The following screenshot highlights all places that are type-checked and auto-completed.
Benchmarks
See performance/ for the exact tests and run then yourself with
yarn perf
These are the results, but be aware that results may vary a lot:
BENCH Summary
moo - performance/moo-baa.bench.ts > moo-baa test: './tests/abab.ts' (+0)
1.07x faster than baa
baa - performance/moo-baa.bench.ts > moo-baa test: './tests/fallback.ts' (+0)
1.19x faster than moo
baa - performance/moo-baa.bench.ts > moo-baa test: './tests/handlears-ng.ts' (+0)
1.50x faster than moo
baa - performance/moo-baa.bench.ts > moo-baa test: './tests/handlears-ng.ts' (1)
1.25x faster than moo
baa - performance/moo-baa.bench.ts > moo-baa test: './tests/handlears-ng.ts' (2)
1.19x faster than moo
baa - performance/moo-baa.bench.ts > moo-baa test: './tests/json-regex.ts' (+0)
1.15x faster than moo
moo - performance/moo-baa.bench.ts > moo-baa test: './tests/json.ts' (+0)
1.04x faster than baa
Readable / Extendable code
What bothered me most about moo
was that it is just one large JavaScript file,
and it took me a long while to understand all the optimizations they implemented.
It tried to take modular approach. Basically the whole program is divided into
- The Lexer: Responsible for creating an IterableIterator of tokens which then manages state transitions.
Uses the TokenFactory to create the actual tokens.

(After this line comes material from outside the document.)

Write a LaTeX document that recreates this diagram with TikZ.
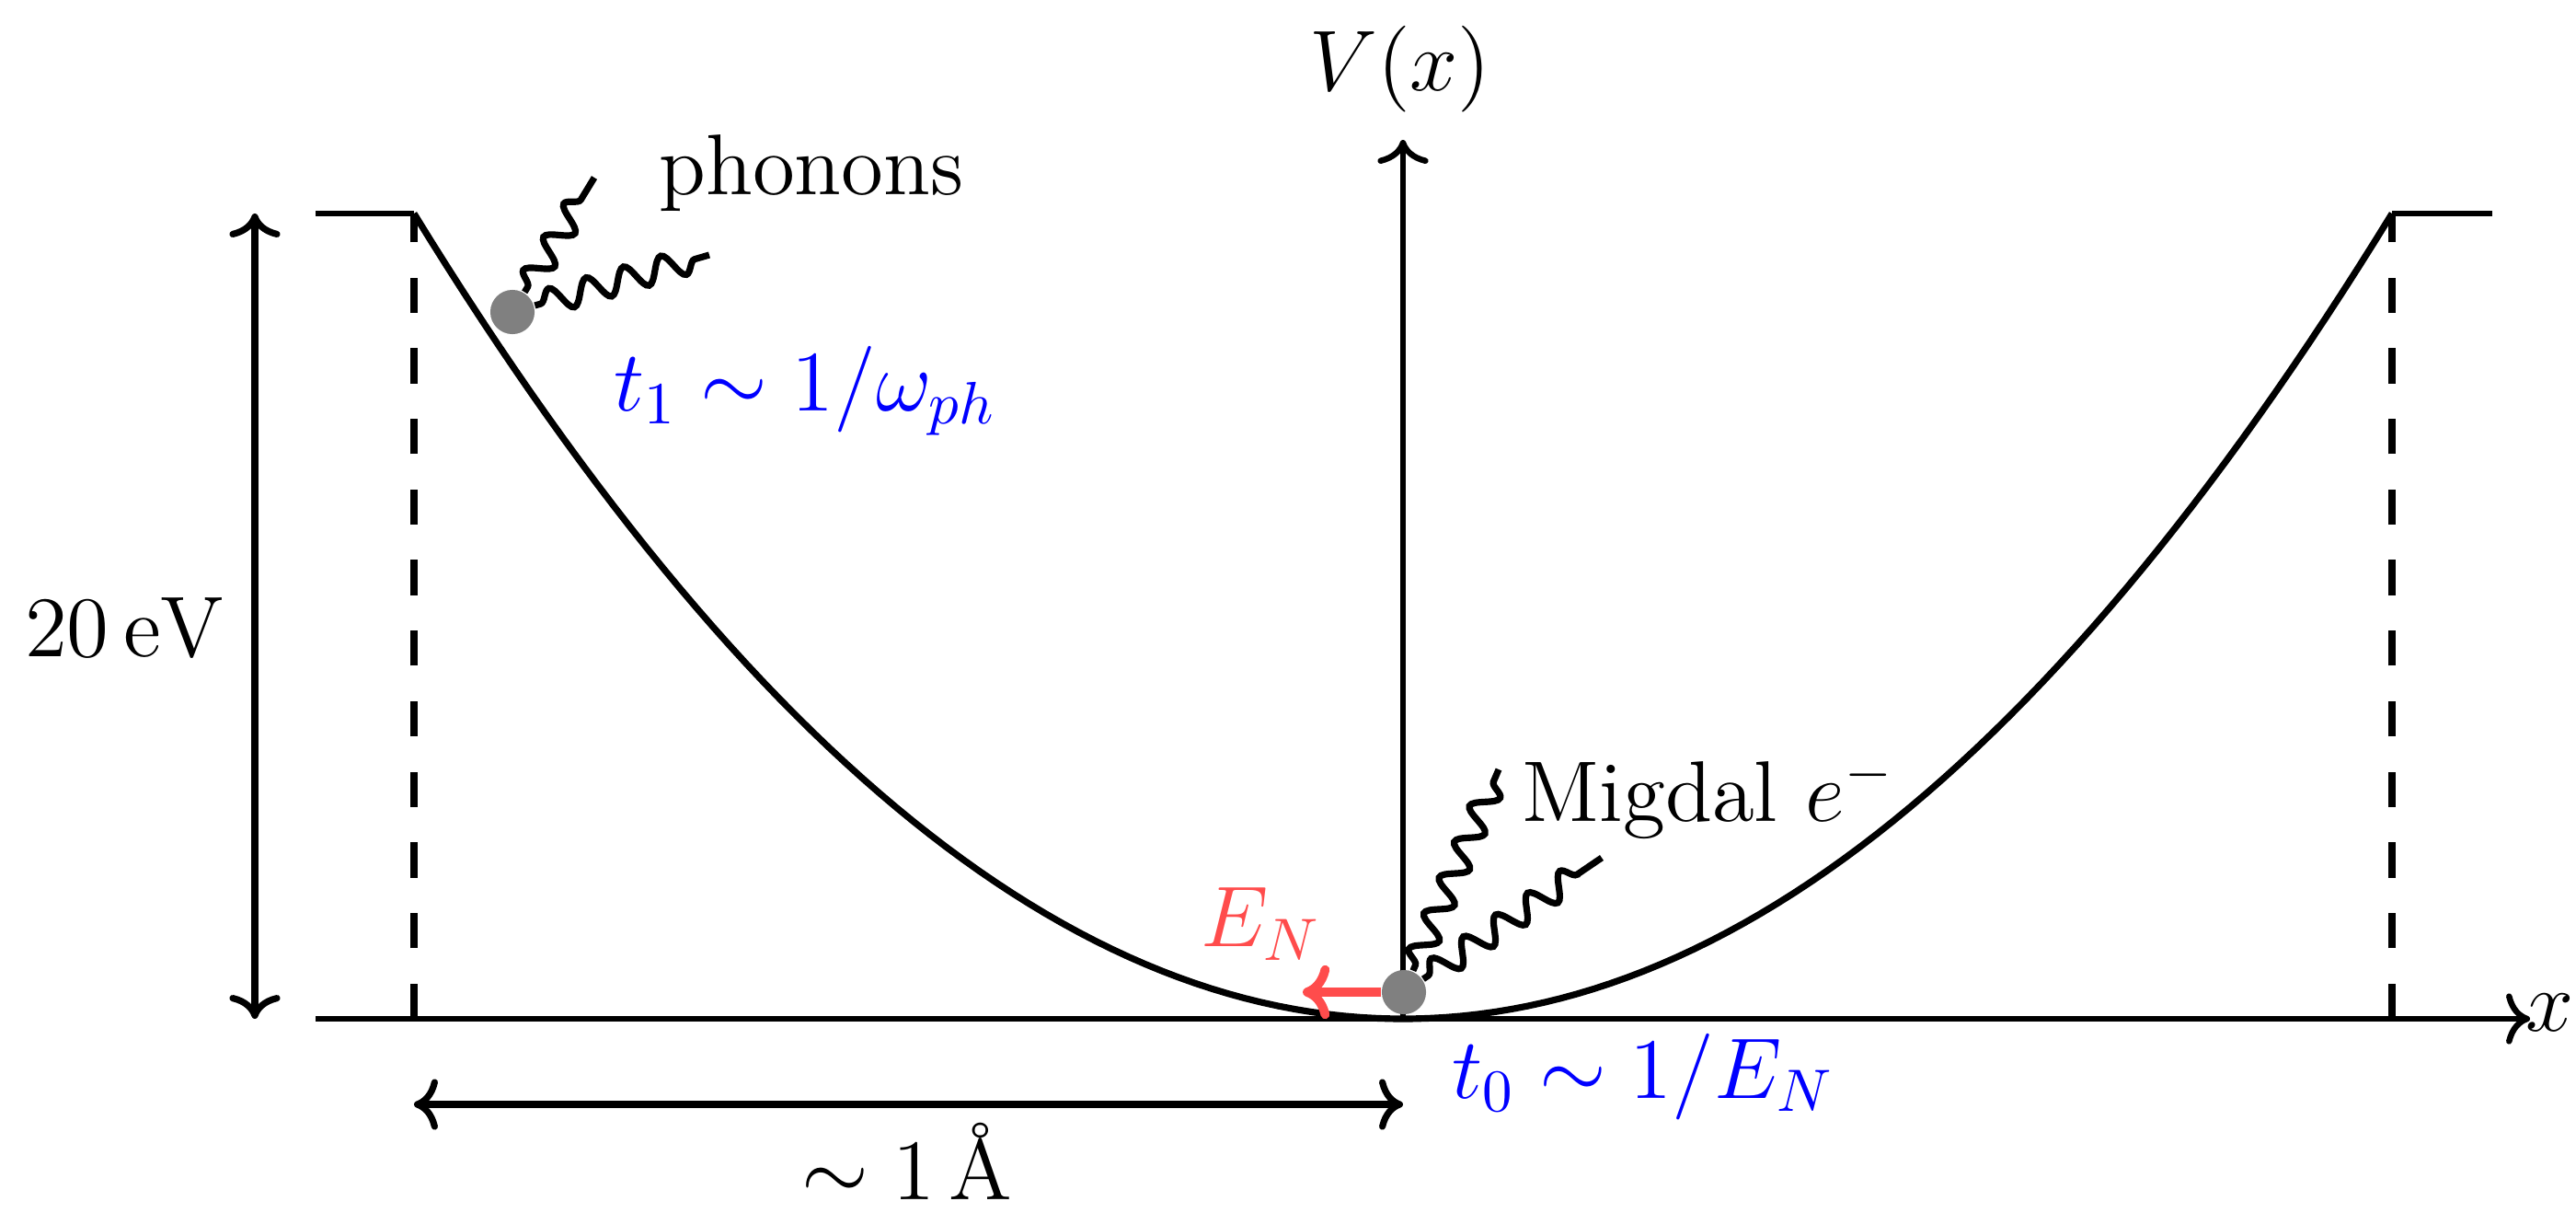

- The Matcher: Finds the next token match. There are different strategies
- RegexMatcher: Creates a large regex to find the next match
- StickySingleCharMatcher: Uses an array to map char-codes to rules. Can only find single-char tokens,
but this can be done much faster than with Regex.
- The StateProcessor: Uses the Matcher to find the next match, interleaves matches for fallback
and error rules.
- The TokenFactory: Keeps track of the current location and creates tokens from matches.
- The
mooAdapter
takes a moo
-config and combines all those components so that they do what they should.
Advances usage
You do not have to use the mooAdapter
though: Most the internal components are exposed, so
you can use them yourself. You can create a StateProcess
and pass your own Matcher
instance
to it. You can create a completely new StateProcessor
with completely custom logic.
The program could also be extended to allow a custom TokenFactory
, applying the token format that
you need (but I won't do this unless somebody needs it).